Directions -> Leave out all pictures and give back precisely the lines from the line with "Recreate this image" to the line with "freq = np.arange(206) * 0.25 - 26.0", including those two lines.

Given records ->

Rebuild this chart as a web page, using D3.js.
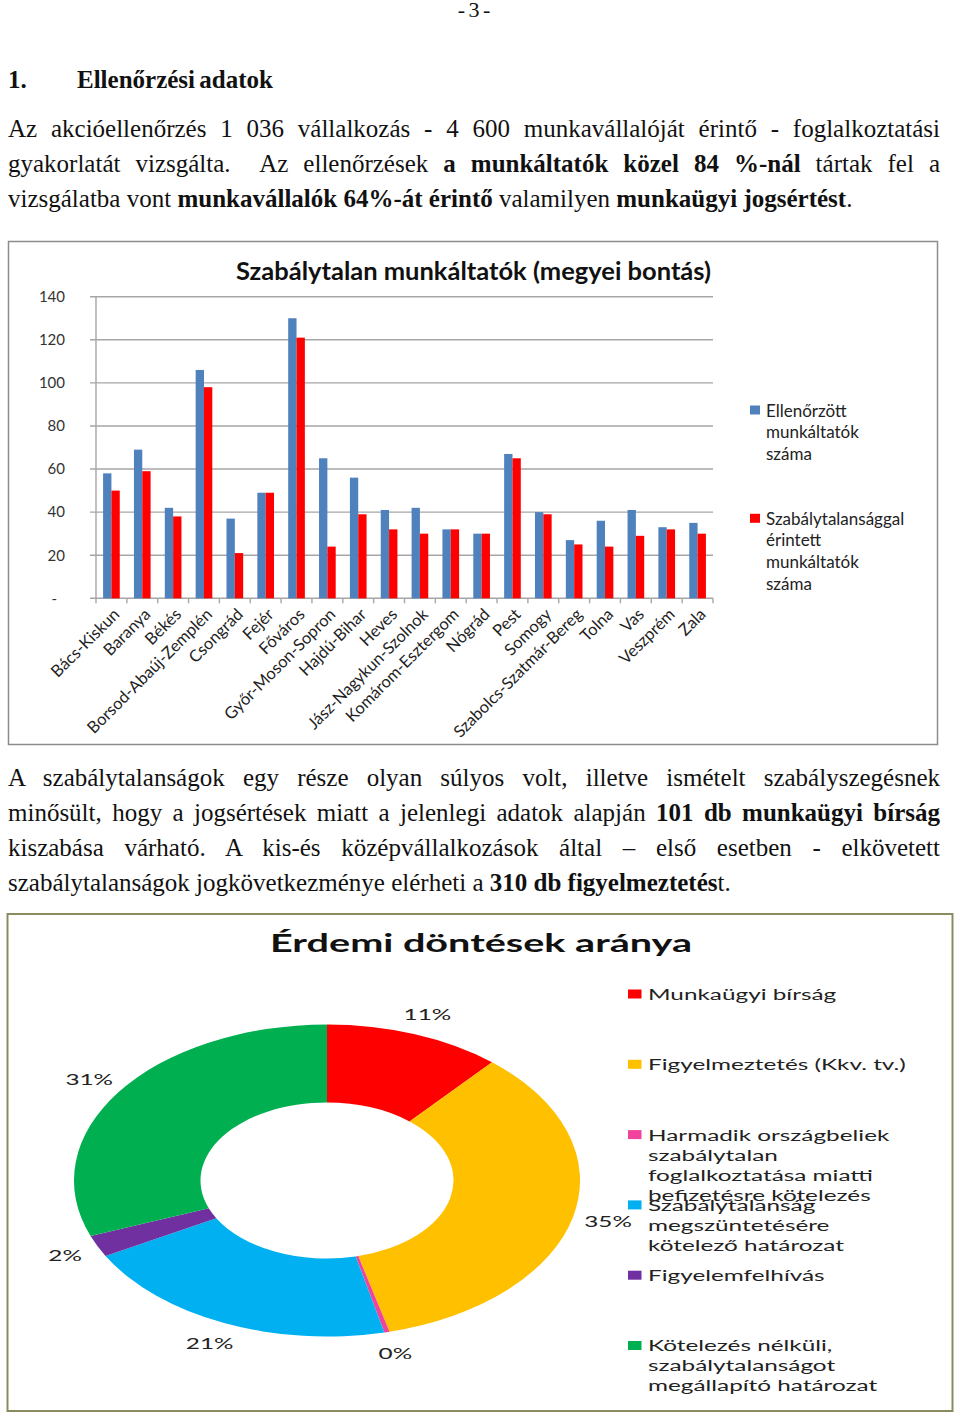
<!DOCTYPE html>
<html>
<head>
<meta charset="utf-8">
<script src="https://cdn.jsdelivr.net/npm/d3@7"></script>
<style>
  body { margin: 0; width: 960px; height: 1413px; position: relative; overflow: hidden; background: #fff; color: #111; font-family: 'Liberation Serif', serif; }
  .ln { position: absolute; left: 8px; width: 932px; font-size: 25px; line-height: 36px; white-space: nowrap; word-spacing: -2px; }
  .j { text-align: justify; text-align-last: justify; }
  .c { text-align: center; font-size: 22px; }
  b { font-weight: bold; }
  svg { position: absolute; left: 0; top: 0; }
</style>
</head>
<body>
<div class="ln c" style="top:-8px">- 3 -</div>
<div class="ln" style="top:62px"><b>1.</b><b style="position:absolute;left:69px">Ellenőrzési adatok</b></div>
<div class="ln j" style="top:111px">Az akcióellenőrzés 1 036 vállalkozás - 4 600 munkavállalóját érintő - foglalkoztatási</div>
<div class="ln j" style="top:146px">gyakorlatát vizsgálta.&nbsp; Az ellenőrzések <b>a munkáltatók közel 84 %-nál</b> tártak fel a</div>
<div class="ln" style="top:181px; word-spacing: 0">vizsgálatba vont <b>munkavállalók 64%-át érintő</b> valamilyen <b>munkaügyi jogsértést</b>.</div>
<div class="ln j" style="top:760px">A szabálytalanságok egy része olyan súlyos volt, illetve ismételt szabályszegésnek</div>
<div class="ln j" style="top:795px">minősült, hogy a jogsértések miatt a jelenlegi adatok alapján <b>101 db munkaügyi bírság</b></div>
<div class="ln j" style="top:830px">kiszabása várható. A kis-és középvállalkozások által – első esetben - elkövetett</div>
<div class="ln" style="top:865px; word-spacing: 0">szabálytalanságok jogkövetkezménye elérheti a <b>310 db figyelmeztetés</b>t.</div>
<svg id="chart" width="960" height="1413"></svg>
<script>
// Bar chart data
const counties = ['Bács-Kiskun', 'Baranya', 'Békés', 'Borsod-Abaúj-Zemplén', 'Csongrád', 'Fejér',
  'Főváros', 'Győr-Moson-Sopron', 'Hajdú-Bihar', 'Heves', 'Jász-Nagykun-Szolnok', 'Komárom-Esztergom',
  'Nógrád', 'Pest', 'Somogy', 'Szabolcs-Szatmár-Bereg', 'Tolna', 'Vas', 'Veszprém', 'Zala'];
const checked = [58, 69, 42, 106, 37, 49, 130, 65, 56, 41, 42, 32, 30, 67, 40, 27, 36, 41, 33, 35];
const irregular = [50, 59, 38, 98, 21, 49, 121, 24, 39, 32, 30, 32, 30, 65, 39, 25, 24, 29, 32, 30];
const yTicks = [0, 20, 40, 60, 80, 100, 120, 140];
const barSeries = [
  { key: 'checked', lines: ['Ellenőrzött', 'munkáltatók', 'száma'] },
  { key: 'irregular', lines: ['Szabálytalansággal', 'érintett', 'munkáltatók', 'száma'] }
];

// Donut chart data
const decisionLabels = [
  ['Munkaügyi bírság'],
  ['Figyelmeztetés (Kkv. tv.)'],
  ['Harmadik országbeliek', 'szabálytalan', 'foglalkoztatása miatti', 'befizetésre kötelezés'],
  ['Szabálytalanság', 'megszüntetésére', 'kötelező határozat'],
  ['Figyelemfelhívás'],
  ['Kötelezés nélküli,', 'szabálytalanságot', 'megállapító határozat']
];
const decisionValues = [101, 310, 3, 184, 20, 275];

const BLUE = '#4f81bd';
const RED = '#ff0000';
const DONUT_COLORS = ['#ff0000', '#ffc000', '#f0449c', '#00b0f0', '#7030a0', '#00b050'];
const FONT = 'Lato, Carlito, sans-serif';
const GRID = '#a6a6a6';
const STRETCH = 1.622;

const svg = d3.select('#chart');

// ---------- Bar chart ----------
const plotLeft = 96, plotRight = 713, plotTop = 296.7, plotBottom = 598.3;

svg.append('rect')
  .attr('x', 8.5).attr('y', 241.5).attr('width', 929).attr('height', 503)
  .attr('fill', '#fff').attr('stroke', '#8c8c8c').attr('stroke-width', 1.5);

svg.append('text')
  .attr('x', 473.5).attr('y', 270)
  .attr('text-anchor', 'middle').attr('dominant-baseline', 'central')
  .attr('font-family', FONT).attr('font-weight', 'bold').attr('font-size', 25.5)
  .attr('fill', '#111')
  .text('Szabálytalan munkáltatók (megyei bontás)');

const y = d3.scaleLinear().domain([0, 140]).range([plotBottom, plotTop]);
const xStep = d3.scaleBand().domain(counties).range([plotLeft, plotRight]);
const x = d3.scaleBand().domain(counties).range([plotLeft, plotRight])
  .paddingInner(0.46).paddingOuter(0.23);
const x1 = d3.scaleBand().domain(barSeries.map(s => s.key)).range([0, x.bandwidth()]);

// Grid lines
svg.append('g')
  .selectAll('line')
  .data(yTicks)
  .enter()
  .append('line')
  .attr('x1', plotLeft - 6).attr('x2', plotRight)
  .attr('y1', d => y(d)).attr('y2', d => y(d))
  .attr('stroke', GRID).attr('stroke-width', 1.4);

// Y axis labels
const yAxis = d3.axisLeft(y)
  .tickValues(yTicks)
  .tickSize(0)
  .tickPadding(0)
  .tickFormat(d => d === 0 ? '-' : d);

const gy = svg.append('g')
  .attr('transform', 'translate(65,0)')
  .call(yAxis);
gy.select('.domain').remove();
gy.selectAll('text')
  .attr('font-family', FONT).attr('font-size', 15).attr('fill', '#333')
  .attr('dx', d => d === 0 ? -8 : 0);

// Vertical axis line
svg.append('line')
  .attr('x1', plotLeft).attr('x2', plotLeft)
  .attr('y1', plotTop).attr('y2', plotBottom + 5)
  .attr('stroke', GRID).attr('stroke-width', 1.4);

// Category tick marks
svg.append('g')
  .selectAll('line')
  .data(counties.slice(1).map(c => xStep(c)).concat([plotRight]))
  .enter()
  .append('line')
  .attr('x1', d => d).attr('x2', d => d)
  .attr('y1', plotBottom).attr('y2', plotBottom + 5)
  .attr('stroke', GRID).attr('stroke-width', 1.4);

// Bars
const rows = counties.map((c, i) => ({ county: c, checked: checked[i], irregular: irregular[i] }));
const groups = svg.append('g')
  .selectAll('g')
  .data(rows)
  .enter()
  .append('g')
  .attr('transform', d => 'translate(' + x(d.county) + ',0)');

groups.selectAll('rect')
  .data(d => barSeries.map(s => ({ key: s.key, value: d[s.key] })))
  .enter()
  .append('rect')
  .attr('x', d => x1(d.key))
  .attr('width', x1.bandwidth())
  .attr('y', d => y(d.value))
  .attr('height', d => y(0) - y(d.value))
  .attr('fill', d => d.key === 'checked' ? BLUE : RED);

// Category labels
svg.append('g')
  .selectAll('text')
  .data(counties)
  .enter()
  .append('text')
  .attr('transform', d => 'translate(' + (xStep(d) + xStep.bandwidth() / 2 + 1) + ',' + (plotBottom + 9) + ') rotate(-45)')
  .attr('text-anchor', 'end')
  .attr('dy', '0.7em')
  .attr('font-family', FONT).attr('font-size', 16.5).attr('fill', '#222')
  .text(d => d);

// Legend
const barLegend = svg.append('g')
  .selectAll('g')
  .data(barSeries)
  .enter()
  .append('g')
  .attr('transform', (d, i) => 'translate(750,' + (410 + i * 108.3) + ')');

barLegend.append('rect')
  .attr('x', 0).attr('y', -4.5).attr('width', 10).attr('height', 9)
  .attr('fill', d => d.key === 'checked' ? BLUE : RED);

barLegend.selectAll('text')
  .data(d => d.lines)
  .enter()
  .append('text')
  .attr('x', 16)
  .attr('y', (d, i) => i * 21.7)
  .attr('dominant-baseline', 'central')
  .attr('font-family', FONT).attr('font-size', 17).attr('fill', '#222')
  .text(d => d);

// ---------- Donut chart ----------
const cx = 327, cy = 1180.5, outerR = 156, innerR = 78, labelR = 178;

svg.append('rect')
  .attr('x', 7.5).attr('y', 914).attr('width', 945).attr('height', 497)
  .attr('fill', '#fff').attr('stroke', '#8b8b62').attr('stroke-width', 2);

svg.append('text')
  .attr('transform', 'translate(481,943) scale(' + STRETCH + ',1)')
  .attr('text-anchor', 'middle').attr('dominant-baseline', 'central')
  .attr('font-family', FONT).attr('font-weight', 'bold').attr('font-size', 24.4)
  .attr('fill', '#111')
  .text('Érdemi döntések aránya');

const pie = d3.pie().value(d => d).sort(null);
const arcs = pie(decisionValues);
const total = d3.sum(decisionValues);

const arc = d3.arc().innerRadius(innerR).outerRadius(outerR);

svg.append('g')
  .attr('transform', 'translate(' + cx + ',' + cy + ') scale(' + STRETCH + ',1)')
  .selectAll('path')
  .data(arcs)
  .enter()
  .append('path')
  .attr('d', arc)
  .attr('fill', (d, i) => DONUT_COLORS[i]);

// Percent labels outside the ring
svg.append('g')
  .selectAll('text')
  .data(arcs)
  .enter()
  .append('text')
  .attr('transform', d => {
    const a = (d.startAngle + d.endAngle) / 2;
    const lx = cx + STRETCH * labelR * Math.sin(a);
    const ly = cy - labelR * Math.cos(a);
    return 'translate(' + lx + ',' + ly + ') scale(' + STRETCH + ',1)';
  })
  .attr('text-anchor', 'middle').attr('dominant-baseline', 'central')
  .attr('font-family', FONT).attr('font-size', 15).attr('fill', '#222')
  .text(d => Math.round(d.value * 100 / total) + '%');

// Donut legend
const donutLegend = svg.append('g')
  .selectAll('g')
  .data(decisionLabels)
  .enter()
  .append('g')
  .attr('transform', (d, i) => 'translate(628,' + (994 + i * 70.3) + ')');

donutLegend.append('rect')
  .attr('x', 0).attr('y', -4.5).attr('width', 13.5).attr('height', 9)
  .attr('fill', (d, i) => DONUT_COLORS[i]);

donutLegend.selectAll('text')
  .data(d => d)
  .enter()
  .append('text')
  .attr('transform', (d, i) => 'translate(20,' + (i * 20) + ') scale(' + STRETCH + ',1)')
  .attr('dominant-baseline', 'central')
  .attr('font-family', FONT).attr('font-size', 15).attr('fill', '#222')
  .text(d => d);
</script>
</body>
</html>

...

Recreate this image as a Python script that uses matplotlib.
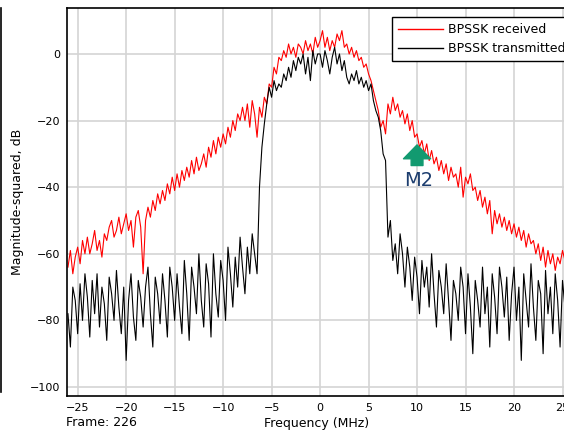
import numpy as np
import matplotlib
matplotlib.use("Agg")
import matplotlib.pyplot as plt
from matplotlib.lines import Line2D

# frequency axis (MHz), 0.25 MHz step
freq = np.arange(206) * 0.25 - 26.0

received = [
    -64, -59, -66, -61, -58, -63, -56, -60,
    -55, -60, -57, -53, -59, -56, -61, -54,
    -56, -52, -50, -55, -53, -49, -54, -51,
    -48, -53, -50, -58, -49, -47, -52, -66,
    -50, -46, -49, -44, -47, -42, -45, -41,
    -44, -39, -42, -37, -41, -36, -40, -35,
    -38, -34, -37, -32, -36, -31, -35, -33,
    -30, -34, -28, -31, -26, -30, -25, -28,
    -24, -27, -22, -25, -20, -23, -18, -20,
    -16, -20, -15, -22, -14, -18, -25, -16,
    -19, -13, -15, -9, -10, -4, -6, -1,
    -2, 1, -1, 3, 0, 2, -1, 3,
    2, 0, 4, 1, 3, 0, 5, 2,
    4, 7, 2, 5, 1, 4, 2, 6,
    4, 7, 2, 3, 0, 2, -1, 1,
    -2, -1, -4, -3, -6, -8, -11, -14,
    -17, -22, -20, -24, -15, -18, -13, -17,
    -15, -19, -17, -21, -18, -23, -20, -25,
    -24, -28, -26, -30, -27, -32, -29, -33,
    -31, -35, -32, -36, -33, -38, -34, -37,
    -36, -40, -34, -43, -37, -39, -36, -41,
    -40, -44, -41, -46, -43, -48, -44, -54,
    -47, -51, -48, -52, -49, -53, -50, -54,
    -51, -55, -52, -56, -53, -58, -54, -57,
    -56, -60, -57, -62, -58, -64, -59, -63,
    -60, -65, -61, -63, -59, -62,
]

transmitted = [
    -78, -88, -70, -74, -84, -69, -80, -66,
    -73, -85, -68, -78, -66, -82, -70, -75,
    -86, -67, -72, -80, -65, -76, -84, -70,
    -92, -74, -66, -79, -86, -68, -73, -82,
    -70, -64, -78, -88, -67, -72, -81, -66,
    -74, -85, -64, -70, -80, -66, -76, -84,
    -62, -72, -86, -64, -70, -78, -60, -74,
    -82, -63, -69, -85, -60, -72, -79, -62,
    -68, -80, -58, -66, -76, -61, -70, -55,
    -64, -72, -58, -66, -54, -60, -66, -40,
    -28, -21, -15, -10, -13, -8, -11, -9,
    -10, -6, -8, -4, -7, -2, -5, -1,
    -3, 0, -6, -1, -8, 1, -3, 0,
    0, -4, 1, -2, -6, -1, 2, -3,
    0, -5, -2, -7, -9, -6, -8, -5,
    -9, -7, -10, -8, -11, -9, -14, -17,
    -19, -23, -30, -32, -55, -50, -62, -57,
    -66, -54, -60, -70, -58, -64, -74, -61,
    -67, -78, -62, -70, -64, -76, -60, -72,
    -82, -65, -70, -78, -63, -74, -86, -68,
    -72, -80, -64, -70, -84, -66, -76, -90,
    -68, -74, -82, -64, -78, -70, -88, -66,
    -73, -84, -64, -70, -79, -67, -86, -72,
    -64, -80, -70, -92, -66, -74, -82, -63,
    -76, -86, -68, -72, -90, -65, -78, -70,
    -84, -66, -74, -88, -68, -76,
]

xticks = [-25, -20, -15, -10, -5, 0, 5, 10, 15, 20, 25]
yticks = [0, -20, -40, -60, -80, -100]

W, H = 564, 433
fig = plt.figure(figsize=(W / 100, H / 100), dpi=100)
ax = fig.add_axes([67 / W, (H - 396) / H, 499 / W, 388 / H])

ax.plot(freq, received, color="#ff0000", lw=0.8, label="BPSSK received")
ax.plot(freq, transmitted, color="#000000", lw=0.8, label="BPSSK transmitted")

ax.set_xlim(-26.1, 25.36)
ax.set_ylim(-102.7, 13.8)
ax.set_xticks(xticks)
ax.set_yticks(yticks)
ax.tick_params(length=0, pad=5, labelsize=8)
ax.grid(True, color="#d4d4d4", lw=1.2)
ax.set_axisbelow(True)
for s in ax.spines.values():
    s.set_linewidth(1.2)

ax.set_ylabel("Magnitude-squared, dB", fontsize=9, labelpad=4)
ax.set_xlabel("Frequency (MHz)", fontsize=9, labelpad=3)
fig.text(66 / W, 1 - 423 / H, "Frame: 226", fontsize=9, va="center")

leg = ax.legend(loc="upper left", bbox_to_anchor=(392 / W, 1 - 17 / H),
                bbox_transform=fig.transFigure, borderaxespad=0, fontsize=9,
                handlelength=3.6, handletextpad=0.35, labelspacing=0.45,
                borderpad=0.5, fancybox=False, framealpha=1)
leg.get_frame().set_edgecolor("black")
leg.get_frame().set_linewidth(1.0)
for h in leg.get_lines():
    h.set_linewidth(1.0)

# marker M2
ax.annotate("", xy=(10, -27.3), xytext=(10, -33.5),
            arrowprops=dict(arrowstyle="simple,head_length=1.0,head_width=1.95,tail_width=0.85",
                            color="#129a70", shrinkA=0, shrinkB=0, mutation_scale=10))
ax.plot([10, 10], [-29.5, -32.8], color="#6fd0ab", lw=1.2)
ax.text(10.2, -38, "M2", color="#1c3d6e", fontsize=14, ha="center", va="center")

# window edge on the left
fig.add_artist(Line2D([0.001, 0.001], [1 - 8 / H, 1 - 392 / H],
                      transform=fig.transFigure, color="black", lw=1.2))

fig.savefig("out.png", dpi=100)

---

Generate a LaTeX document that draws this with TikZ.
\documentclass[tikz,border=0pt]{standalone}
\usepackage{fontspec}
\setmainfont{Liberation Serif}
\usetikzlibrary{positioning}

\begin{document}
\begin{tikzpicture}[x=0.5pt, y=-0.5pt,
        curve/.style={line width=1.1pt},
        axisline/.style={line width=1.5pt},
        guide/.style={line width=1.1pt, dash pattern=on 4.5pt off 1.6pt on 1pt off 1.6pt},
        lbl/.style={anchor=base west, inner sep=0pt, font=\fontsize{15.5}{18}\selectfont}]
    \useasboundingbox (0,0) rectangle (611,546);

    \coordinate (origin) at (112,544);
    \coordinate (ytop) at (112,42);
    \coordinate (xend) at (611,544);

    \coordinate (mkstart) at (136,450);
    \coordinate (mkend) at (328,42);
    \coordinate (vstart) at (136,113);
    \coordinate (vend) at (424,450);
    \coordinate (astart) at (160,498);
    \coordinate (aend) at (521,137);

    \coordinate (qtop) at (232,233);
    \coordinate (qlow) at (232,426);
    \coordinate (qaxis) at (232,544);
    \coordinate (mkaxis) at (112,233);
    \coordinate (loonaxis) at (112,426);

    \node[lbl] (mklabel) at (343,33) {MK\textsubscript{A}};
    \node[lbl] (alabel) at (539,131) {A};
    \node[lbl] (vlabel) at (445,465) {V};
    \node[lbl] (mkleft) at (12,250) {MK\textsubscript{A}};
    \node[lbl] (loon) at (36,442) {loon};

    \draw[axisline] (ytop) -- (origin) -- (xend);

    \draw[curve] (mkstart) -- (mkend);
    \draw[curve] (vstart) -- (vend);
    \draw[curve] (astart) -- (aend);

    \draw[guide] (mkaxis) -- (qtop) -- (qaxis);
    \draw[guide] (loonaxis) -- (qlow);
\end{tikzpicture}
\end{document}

Task output ->
Recreate this image as a Python script that uses matplotlib.
import numpy as np
import matplotlib
matplotlib.use("Agg")
import matplotlib.pyplot as plt
from matplotlib.lines import Line2D

# frequency axis (MHz), 0.25 MHz step
freq = np.arange(206) * 0.25 - 26.0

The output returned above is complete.